Nun kann man zu diesem Datenabgleich politisch stehen, wie man will. DIE LINKE lehnt Hartz IV völlig ab, in der SPD rückt man von früheren Positionen ab, in der CDU gibt es von Rüttgers bis Koch Diskussionen und

auch in der FDP gibt es Diskussionen zu dieser Thematik, Bürgergeld wurde eben gerade gesagt. Ich denke, da gibt es ein ganz buntes Spektrum und meines Erachtens auch viel aktuellere Themen als diesen automatischen Datenabgleich.

Vielleicht handelt es sich ja um die private Datensammelwut von Herrn Andrejewski in Sachen Hartz IV. Der scheint einen Katalog zu haben. Leider bietet ihm Hartz IV diesen Katalog, aber er wird sicherlich in den nächsten Landtagssitzungen wieder ein Thema aus diesem Bereich bringen. Das ist so sicher wie das Amen in der Kirche.

(Zuruf von Udo Pastörs, NPD)

Seien Sie doch froh!

(Zuruf von Udo Pastörs, NPD)

Sie sind ja auch richtig fröhlich. Bloß Herr Andrejewski macht nicht den Eindruck, als wenn er fröhlich ist.

(Zuruf von Udo Pastörs, NPD)

Er scheint mit seinem Leben sehr unzufrieden zu sein, er hat nur noch Hartz IV. Na okay.

(Zuruf von Stefan Köster, NPD)

Ach, Sie brauchen keinen Spiegel vorzuhalten. Gucken Sie mal selber rein! Dann müssten Sie eigentlich erschrecken.

(Zuruf von Udo Pastörs, NPD)

Gut, ich gehöre zumindest zu denen...

Vielen Dank, Herr Köster, nein – wie heißt er noch gleich? –, Herr Pastörs, dass Sie mir gestatten weiterzureden. Das ist sehr nett von Ihnen.

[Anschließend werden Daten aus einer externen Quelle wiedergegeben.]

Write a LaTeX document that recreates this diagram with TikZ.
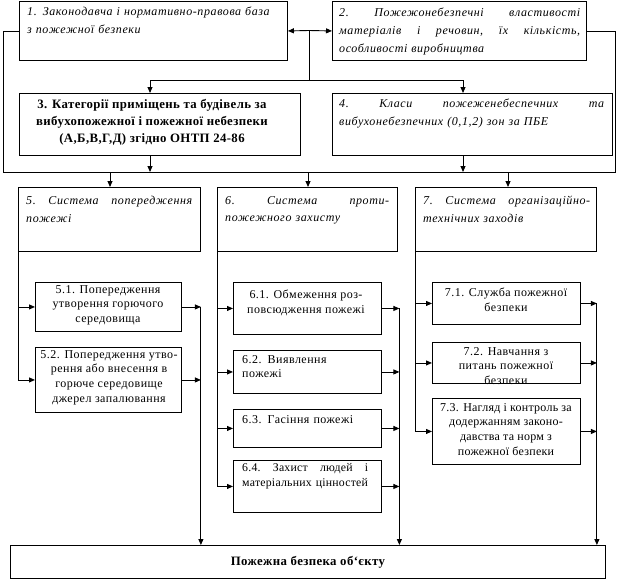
\documentclass[tikz,border=0pt]{standalone}
\usepackage{fontspec}
\setmainfont{Liberation Serif}
\newfontfamily\hdrfont[LetterSpace=5]{Liberation Serif}
\newfontfamily\subfont[LetterSpace=4]{Liberation Serif}
\newfontfamily\subfontb[LetterSpace=2]{Liberation Serif}
\newfontfamily\bldfont[LetterSpace=3]{Liberation Serif}
\usetikzlibrary{arrows.meta,calc}
\tikzset{
  frame/.style={draw, line width=0.9pt, inner sep=0pt, anchor=north west},
  hdr/.style={anchor=north west, inner sep=0pt, text width=#1, align=left,
    font=\hdrfont\itshape\fontsize{12}{17.8}\selectfont},
  boldtxt/.style={inner sep=0pt, align=center,
    font=\bldfont\bfseries\fontsize{12.8}{17}\selectfont},
  subc/.style={anchor=north, inner sep=0pt, align=center,
    font=\subfont\fontsize{12}{14.8}\selectfont},
  subl/.style={anchor=north west, inner sep=0pt, text width=#1, align=left,
    font=\subfont\fontsize{12}{14.8}\selectfont},
  ln/.style={line width=0.9pt},
  arr/.style={line width=0.9pt, -{Triangle[length=6pt,width=5pt]}}
}
\begin{document}
\begin{tikzpicture}[x=1pt,y=-1pt]
\useasboundingbox (0,0) rectangle (618,581);
% top boxes
\node[frame, minimum width=268pt, minimum height=59pt] (b1) at (19,1) {};
\node[frame, minimum width=254pt, minimum height=59pt] (b2) at (332,1) {};
\node[frame, minimum width=281pt, minimum height=62pt] (b3) at (19,93) {};
\node[frame, minimum width=280pt, minimum height=62pt] (b4) at (332,93) {};
% headers
\node[frame, minimum width=182pt, minimum height=64pt] (b5) at (18,187) {};
\node[frame, minimum width=180pt, minimum height=64pt] (b6) at (217,187) {};
\node[frame, minimum width=181pt, minimum height=64pt] (b7) at (415,187) {};
% sub boxes
\node[frame, minimum width=146pt, minimum height=49pt] (b51) at (35,282) {};
\node[frame, minimum width=146pt, minimum height=65pt] (b52) at (35,347) {};
\node[frame, minimum width=148pt, minimum height=52pt] (b61) at (233,282) {};
\node[frame, minimum width=148pt, minimum height=43pt] (b62) at (233,350) {};
\node[frame, minimum width=148pt, minimum height=38pt] (b63) at (233,409) {};
\node[frame, minimum width=148pt, minimum height=52pt] (b64) at (233,460) {};
\node[frame, minimum width=148pt, minimum height=42pt] (b71) at (432,282) {};
\node[frame, minimum width=148pt, minimum height=41pt] (b72) at (432,342) {};
\node[frame, minimum width=148pt, minimum height=66pt] (b73) at (432,398) {};
\node[frame, minimum width=595pt, minimum height=33pt] (bot) at (10,545) {};

% texts
\node[hdr=290pt] (t1) at (27,7) {1. Законодавча і нормативно-правова база\\ з пожежної безпеки};
\node[hdr=241pt] (t2) at (339,8) {2.\hfill Пожежонебезпечні\hfill властивості\\ матеріалів\hfill і\hfill речовин,\hfill їх\hfill кількість,\\ особливості виробництва};
\node[boldtxt, anchor=north] (t3) at (152,99) {3. Категорії приміщень та будівель за\\ вибухопожежної і пожежної небезпеки\\ (А,Б,В,Г,Д) згідно ОНТП 24-86};
\node[hdr=265pt] (t4) at (339,99) {4.\hfill Класи\hfill пожеженебеспечних\hfill та\\ вибухонебезпечних (0,1,2) зон за ПБЕ};
\node[hdr=166pt] (t5) at (26,196) {5.\hfill Система\hfill попередження\\ пожежі};
\node[hdr=164pt] (t6) at (225,196) {6.\hfill Система\hfill проти-\\ пожежного захисту};
\node[hdr=167pt] (t7) at (423,196) {7.\hfill Система\hfill організаційно-\\ технічних заходів};

\node[subc] (t51) at (108,285) {5.1. Попередження\\ утворення горючого\\ середовища};
\node[subc] (t52) at (109,350) {5.2. Попередження утво-\\ рення або внесення в\\ горюче середовище\\ джерел запалювання};
\node[subc] (t61) at (306,290) {6.1. Обмеження роз-\\ повсюдження пожежі};
\node[subl=134pt] (t62) at (242,355) {6.2. Виявлення\\ пожежі};
\node[subl=134pt] (t63) at (242,415) {6.3. Гасіння пожежі};
\node[subl=126pt, font=\subfontb\fontsize{11.8}{15.5}\selectfont] (t64) at (242,463) {6.4.\hfill Захист\hfill людей\hfill і\\ матеріальних цінностей};
\node[subc] (t71) at (506,288) {7.1. Служба пожежної\\ безпеки};
\node[subc] (t72) at (506,347) {7.2. Навчання з\\ питань пожежної\\ безпеки};
\node[subc, font=\subfontb\fontsize{12}{14.8}\selectfont] (t73) at (506,403) {7.3. Нагляд і контроль за\\ додержанням законо-\\ давства та норм з\\ пожежної безпеки};
\node[boldtxt] (tb) at (bot.center) {Пожежна безпека об‘єкту};

% top connectors
\coordinate (m) at (309,30.5);
\coordinate (h1) at (150,80);
\coordinate (h2) at (463,80);
\draw[arr] (m) -- (b1.east);
\draw[arr] (m) -- (b2.west);
\draw[ln] (m) -- (m |- h1);
\draw[ln] (h1) -- (h2);
\draw[arr] (h1) -- (h1 |- b3.north);
\draw[arr] (h2) -- (h2 |- b4.north);
\coordinate (L) at (3,172);
\coordinate (R) at (615,172);
\draw[ln] (b1.west) -- (b1.west -| L) -- (L) -- (R) -- (R |- b2.east) -- (b2.east);
\draw[arr] (b3.south -| h1) -- (h1 |- L);
\draw[arr] (b4.south -| h2) -- (h2 |- L);
\coordinate (d5) at (110,172);
\coordinate (d6) at (308,172);
\coordinate (d7) at (508,172);
\draw[arr] (d5) -- (d5 |- b5.north);
\draw[arr] (d6) -- (d6 |- b6.north);
\draw[arr] (d7) -- (d7 |- b7.north);

% column 5
\draw[ln] (b5.south west) -- (b5.south west |- b52.west);
\draw[arr] (b5.south west |- b51.west) -- (b51.west);
\draw[arr] (b5.south west |- b52.west) -- (b52.west);
\coordinate (r5) at (b5.south east |- b51.east);
\draw[arr] (b51.east) -- (r5);
\draw[arr] (b52.east) -- (r5 |- b52.east);
\draw[arr] (r5) -- (r5 |- bot.north);
% column 6
\draw[ln] (b6.south west) -- (b6.south west |- b64.west);
\draw[arr] (b6.south west |- b61.west) -- (b61.west);
\draw[arr] (b6.south west |- b62.west) -- (b62.west);
\draw[arr] (b6.south west |- b63.west) -- (b63.west);
\draw[arr] (b6.south west |- b64.west) -- (b64.west);
\coordinate (r6) at ($(b6.south east |- b61.east)+(1.5,0)$);
\draw[arr] (b61.east) -- (r6);
\draw[arr] (b62.east) -- (r6 |- b62.east);
\draw[arr] (b63.east) -- (r6 |- b63.east);
\draw[arr] (b64.east) -- (r6 |- b64.east);
\draw[arr] (r6) -- (r6 |- bot.north);
% column 7
\draw[ln] (b7.south west) -- (b7.south west |- b73.west);
\draw[arr] (b7.south west |- b71.west) -- (b71.west);
\draw[arr] (b7.south west |- b72.west) -- (b72.west);
\draw[arr] (b7.south west |- b73.west) -- (b73.west);
\coordinate (r7) at (b7.south east |- b71.east);
\draw[arr] (b71.east) -- (r7);
\draw[arr] (b72.east) -- (r7 |- b72.east);
\draw[arr] (b73.east) -- (r7 |- b73.east);
\draw[arr] (r7) -- (r7 |- bot.north);
\end{tikzpicture}
\end{document}
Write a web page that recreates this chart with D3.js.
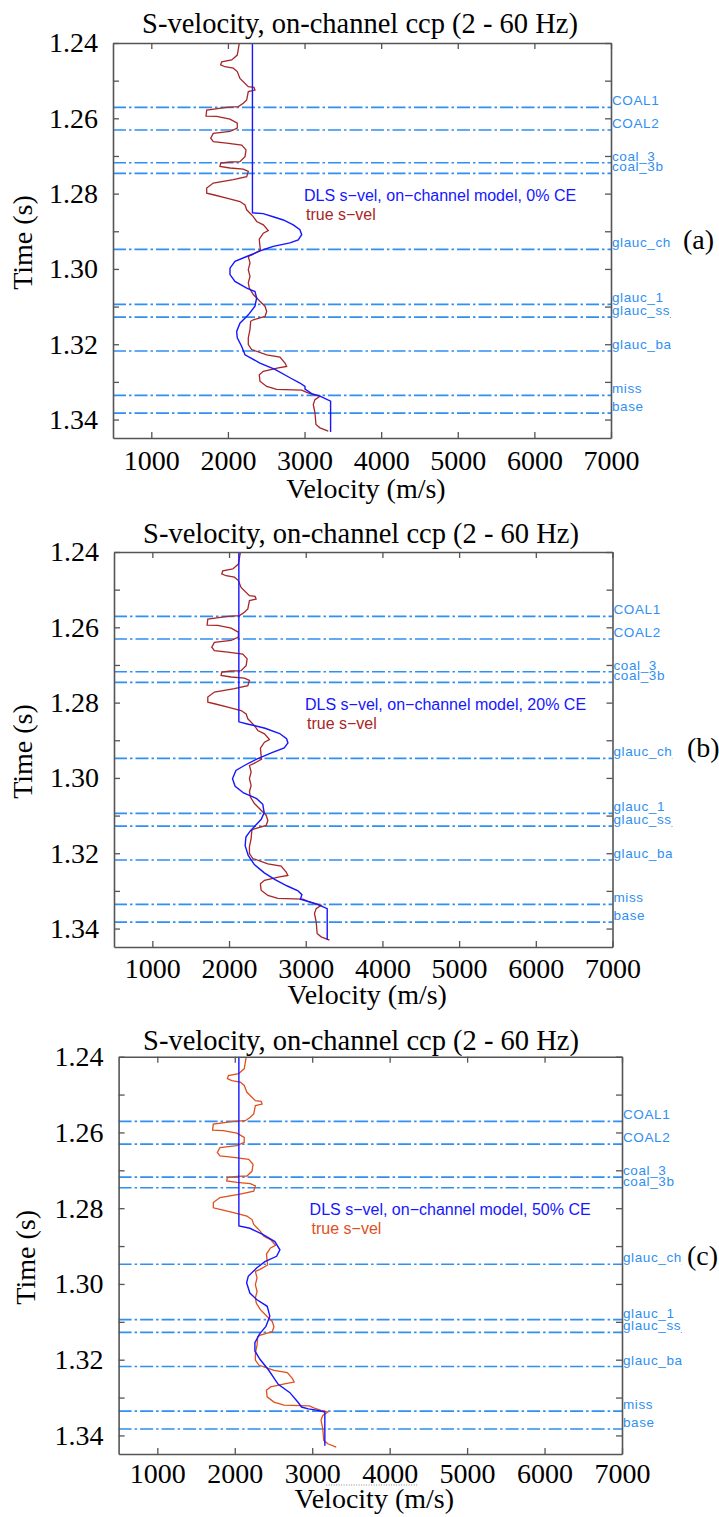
<!DOCTYPE html>
<html>
<head>
<meta charset="utf-8">
<script src="https://cdn.jsdelivr.net/npm/d3@7"></script>
<style>
  html, body { margin: 0; padding: 0; background: #fff; }
  svg { display: block; }
</style>
</head>
<body>
<svg id="chart" width="719" height="1517"></svg>
<script>
// ---- data -------------------------------------------------------------
const titleText = "S-velocity, on-channel ccp (2 - 60 Hz)";
const xDomain = [500, 7000];
const yDomain = [1.24, 1.3449];
const xTickValues = [1000, 2000, 3000, 4000, 5000, 6000, 7000];
const yTickValues = [1.24, 1.25, 1.26, 1.27, 1.28, 1.29, 1.30, 1.31, 1.32, 1.33, 1.34];
// labels on every other tick (1.24, 1.26, ...)
const yTickLabels = ["1.24", "1.26", "1.28", "1.30", "1.32", "1.34"];

// picked horizons (two-way time, s)
const horizonNames = ["COAL1", "COAL2", "coal_3", "coal_3b", "glauc_ch_", "glauc_1",
                      "glauc_ss_", "glauc_bas", "miss", "base"];
const horizonTimes = [1.2571, 1.2631, 1.2718, 1.2746, 1.2948, 1.3094, 1.3128, 1.3218, 1.3336, 1.3383];

// true S-velocity log (well)
const trueTime = [1.2401,1.2432,1.2445,1.2450,1.2458,1.2463,1.2467,1.2476,1.2494,1.2516,
  1.2518,1.2525,1.2529,1.2551,1.2560,1.2569,1.2571,1.2578,1.2594,1.2595,
  1.2602,1.2613,1.2626,1.2635,1.2640,1.2653,1.2662,1.2666,1.2671,1.2684,
  1.2702,1.2715,1.2716,1.2719,1.2728,1.2732,1.2735,1.2741,1.2755,1.2763,
  1.2772,1.2785,1.2799,1.2803,1.2812,1.2821,1.2830,1.2843,1.2861,1.2874,
  1.2883,1.2898,1.2905,1.2921,1.2940,1.2950,1.2962,1.2967,1.2984,1.3002,
  1.3020,1.3037,1.3051,1.3068,1.3086,1.3099,1.3113,1.3126,1.3135,1.3139,
  1.3161,1.3183,1.3201,1.3214,1.3228,1.3234,1.3250,1.3259,1.3263,1.3272,
  1.3281,1.3298,1.3312,1.3320,1.3322,1.3328,1.3334,1.3338,1.3347,1.3360,
  1.3382,1.3413,1.3422,1.3431];
const trueVel = [2148,2122,2049,1918,1905,1962,2070,2122,2157,2266,
  2340,2353,2266,2245,2201,2136,1984,1723,1714,1853,
  2027,2122,2122,2027,1809,1775,1809,1984,2180,2236,
  2223,2157,2027,1905,1896,2027,2201,2266,2245,2070,
  1809,1723,1723,1809,1984,2157,2223,2245,2331,2375,
  2462,2527,2462,2409,2418,2425,2320,2266,2288,2266,
  2288,2266,2279,2331,2418,2484,2506,2484,2331,2297,
  2288,2266,2266,2310,2506,2679,2745,2767,2658,2462,
  2409,2418,2506,2636,2963,3028,3114,3201,3136,3114,
  3136,3149,3201,3310];

// DLS inverted S-velocity, 0% CE
const dls0Time = [1.2400,1.2851,1.2853,1.2862,1.2870,1.2883,1.2896,1.2909,1.2923,1.2931,
  1.2940,1.2949,1.2967,1.2980,1.2998,1.3015,1.3033,1.3051,1.3060,1.3077,
  1.3099,1.3122,1.3144,1.3166,1.3183,1.3206,1.3228,1.3250,1.3267,1.3289,
  1.3303,1.3312,1.3319,1.3331,1.3338,1.3351,1.3433];
const dls0Vel = [2320,2320,2460,2600,2723,2853,2940,2963,2918,2810,
  2592,2462,2245,2092,2027,2027,2092,2245,2353,2375,
  2353,2266,2157,2114,2122,2180,2223,2418,2614,2810,
  2940,3006,3006,3093,3201,3340,3340];

// DLS inverted S-velocity, 20% CE
const dls20Time = [1.2400,1.2851,1.2856,1.2868,1.2882,1.2896,1.2907,1.2920,1.2933,1.2950,
  1.2967,1.2980,1.3002,1.3022,1.3040,1.3055,1.3070,1.3092,1.3110,1.3125,
  1.3140,1.3157,1.3180,1.3206,1.3230,1.3252,1.3270,1.3287,1.3300,1.3310,
  1.3322,1.3334,1.3347,1.3430];
const dls20Vel = [2128,2128,2225,2470,2660,2750,2768,2720,2560,2360,
  2200,2090,2045,2080,2190,2360,2440,2458,2420,2350,
  2280,2220,2210,2250,2330,2460,2600,2760,2900,2950,
  2930,3130,3280,3280];

// DLS inverted S-velocity, 50% CE
const dls50Time = [1.2400,1.2847,1.2853,1.2870,1.2888,1.2910,1.2927,1.2941,1.2958,1.2980,
  1.2997,1.3024,1.3041,1.3059,1.3085,1.3112,1.3133,1.3155,1.3177,1.3199,
  1.3226,1.3265,1.3287,1.3313,1.3325,1.3330,1.3333,1.3338,1.3427];
const dls50Vel = [2053,2053,2195,2367,2518,2583,2540,2389,2282,2174,
  2153,2195,2282,2419,2453,2402,2316,2260,2260,2325,
  2432,2561,2712,2819,2862,2948,3056,3163,3163];

// ---- layout -------------------------------------------------------------
const panels = [
  { left: 113, right: 611, top: 43, bottom: 438, titleX: 360, titleY: 33,
    xLabelPad: 12, xTitleY: 498, yTitleX: 32, tag: "(a)", tagX: 683, tagY: 249,
    dlsTime: dls0Time, dlsVel: dls0Vel, ce: "0%", trueColor: "#a82626" },
  { left: 114, right: 612.5, top: 552, bottom: 947, titleX: 361, titleY: 543,
    xLabelPad: 11, xTitleY: 1004, yTitleX: 32, tag: "(b)", tagX: 687, tagY: 757,
    dlsTime: dls20Time, dlsVel: dls20Vel, ce: "20%", trueColor: "#a82626" },
  { left: 118.6, right: 622, top: 1056.7, bottom: 1454, titleX: 361, titleY: 1050,
    xLabelPad: 9, xTitleY: 1508, yTitleX: 35, tag: "(c)", tagX: 687, tagY: 1265,
    dlsTime: dls50Time, dlsVel: dls50Vel, ce: "50%", trueColor: "#e0501e", dotted: true }
];

const serif = "'Liberation Serif', 'Times New Roman', serif";
const sans = "'Liberation Sans', Arial, sans-serif";
const frameColor = "#555";
const horizonColor = "#2f8ff2";
const dlsColor = "#1616ff";

const svg = d3.select("#chart");

panels.forEach((p, i) => {
  const x = d3.scaleLinear().domain(xDomain).range([p.left, p.right]);
  const y = d3.scaleLinear().domain(yDomain).range([p.top, p.bottom]);
  const g = svg.append("g");

  // title
  g.append("text")
    .attr("x", p.titleX).attr("y", p.titleY)
    .attr("text-anchor", "middle")
    .style("font-family", serif).style("font-size", "28.5px")
    .text(titleText);

  // horizons
  const clipId = "lab" + i;
  svg.append("clipPath").attr("id", clipId)
    .append("rect").attr("x", p.right).attr("y", p.top - 20)
    .attr("width", 60).attr("height", p.bottom - p.top + 40);

  g.append("g").selectAll("line")
    .data(horizonTimes)
    .join("line")
    .attr("x1", p.left).attr("x2", p.right)
    .attr("y1", d => y(d)).attr("y2", d => y(d))
    .attr("stroke", horizonColor).attr("stroke-width", 1.7)
    .attr("stroke-dasharray", "13,3,2.5,3");

  g.append("g").attr("clip-path", `url(#${clipId})`)
    .selectAll("text")
    .data(horizonTimes)
    .join("text")
    .attr("x", p.right + 1)
    .attr("y", d => y(d) - 2)
    .attr("fill", horizonColor)
    .style("font-family", sans).style("font-size", "13.5px")
    .style("letter-spacing", "0.6px")
    .text((d, k) => horizonNames[k]);

  // curves
  const line = d3.line().x(d => x(d[1])).y(d => y(d[0]));
  g.append("path")
    .datum(d3.zip(trueTime, trueVel))
    .attr("d", line)
    .attr("fill", "none").attr("stroke", p.trueColor).attr("stroke-width", 1.3);
  g.append("path")
    .datum(d3.zip(p.dlsTime, p.dlsVel))
    .attr("d", line)
    .attr("fill", "none").attr("stroke", dlsColor).attr("stroke-width", 1.4);

  // axes (ticks point inwards on all four sides)
  const axB = g.append("g").attr("transform", `translate(0,${p.bottom})`)
    .call(d3.axisBottom(x).tickValues(xTickValues).tickSize(-6).tickSizeOuter(0)
      .tickPadding(p.xLabelPad).tickFormat(d3.format("d")));
  const axT = g.append("g").attr("transform", `translate(0,${p.top})`)
    .call(d3.axisTop(x).tickValues(xTickValues).tickSize(-6).tickSizeOuter(0).tickFormat(""));
  const axL = g.append("g").attr("transform", `translate(${p.left},0)`)
    .call(d3.axisLeft(y).tickValues(yTickValues).tickSize(-6).tickSizeOuter(0).tickPadding(15)
      .tickFormat((d, k) => (k % 2 === 0 ? yTickLabels[k / 2] : "")));
  const axR = g.append("g").attr("transform", `translate(${p.right},0)`)
    .call(d3.axisRight(y).tickValues(yTickValues).tickSize(-6).tickSizeOuter(0).tickFormat(""));

  [axB, axT, axL, axR].forEach(a => {
    a.select(".domain").attr("stroke", frameColor).attr("stroke-width", 1.6);
    a.selectAll(".tick line").attr("stroke", frameColor).attr("stroke-width", 1.3);
    a.selectAll(".tick text").attr("fill", "#000")
      .style("font-family", serif).style("font-size", "28px");
  });

  // axis titles
  g.append("text")
    .attr("x", (p.left + p.right) / 2 + 4).attr("y", p.xTitleY)
    .attr("text-anchor", "middle")
    .style("font-family", serif).style("font-size", "28px")
    .text("Velocity (m/s)");
  g.append("text")
    .attr("transform", `translate(${p.yTitleX},${(p.top + p.bottom) / 2 + 2}) rotate(-90)`)
    .attr("text-anchor", "middle")
    .style("font-family", serif).style("font-size", "28px")
    .text("Time (s)");

  // legend
  g.append("text")
    .attr("x", p.left + 191).attr("y", p.top + 158)
    .attr("fill", dlsColor)
    .style("font-family", sans).style("font-size", "16px")
    .text(`DLS s\u2212vel, on\u2212channel model, ${p.ce} CE`);
  g.append("text")
    .attr("x", p.left + 193).attr("y", p.top + 177)
    .attr("fill", p.trueColor)
    .style("font-family", sans).style("font-size", "16px")
    .text("true s\u2212vel");

  // panel tag
  g.append("text")
    .attr("x", p.tagX).attr("y", p.tagY)
    .style("font-family", serif).style("font-size", "28px")
    .text(p.tag);

  if (p.dotted) {
    g.append("line")
      .attr("x1", x(3180)).attr("x2", x(4360))
      .attr("y1", p.bottom + 31).attr("y2", p.bottom + 31)
      .attr("stroke", "#888").attr("stroke-width", 1)
      .attr("stroke-dasharray", "1,1.5");
  }
});
</script>
</body>
</html>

Ich gehöre zu denen, die den Datenabgleich grundsätzlich für legitim halten. Immerhin geht es um die Gewährung öffentlicher Gelder und gesetzliche Voraussetzungen können nur dann wirken, wenn diese auch kontrolliert werden können. Allerdings kann ich mir auch genauso gut vorstellen, dass es in anderen Bereichen,

(Stefan Köster, NPD: Dem Datenschutz in Mecklenburg-Vorpommern steht bald eine Katastrophe bevor.)